Cadre légal et influences
La politique agricole influence aussi les chaînes de valeur du miel au Bénin. En tant qu’activité rurale, l’apiculture peut être influencée par les politiques d’accès au marché, d’accès au service et de croissance. De même, la promotion de certaines filières agricoles, dans le cadre de la politique agricole, constitue des opportunités pour l’apiculture. En effet, les plantations d’anacarde peuvent être associées à l’apiculture, accroissant les revenus qui en sont tirés par les producteurs ruraux. A l’inverse, les activités agricoles telles que l’élevage transhumant, le brûlis peuvent affecter considérablement l’apiculture. Enfin, quelques autres instruments législatifs et réglementaires peuvent influencer la performance des chaînes de valeur du miel au Bénin: les textes de loi sur la décentralisation, la politique fiscale.

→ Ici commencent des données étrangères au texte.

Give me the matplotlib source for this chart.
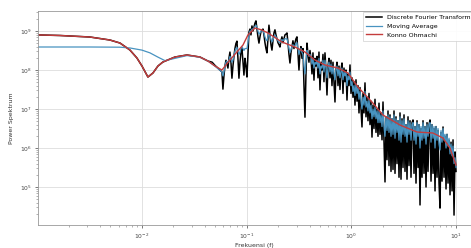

Les textes sur la décentralisation influencent, dans une certaine mesure, la gestion des ressources naturelles telles que les forêts dans les communes. En effet, la loi n° 97-029, portant organisation des communes en République du Bénin et l’installation des communes accorde des rôles et des responsabilités aux collectivités territoriales en matière de gestion des forêts, de la faune et des ressources naturelles dans le domaine forestier non permanent de l’État. En dehors du financement, la prolifération des réseaux de fabrication du faux miel à base du sucre et certaines pratiques de commercialisation (manipulation multiples des produits dans des emballages sans garantie d’hygiène) constituent des entraves à la performance des chaînes de valeur du miel au Bénin.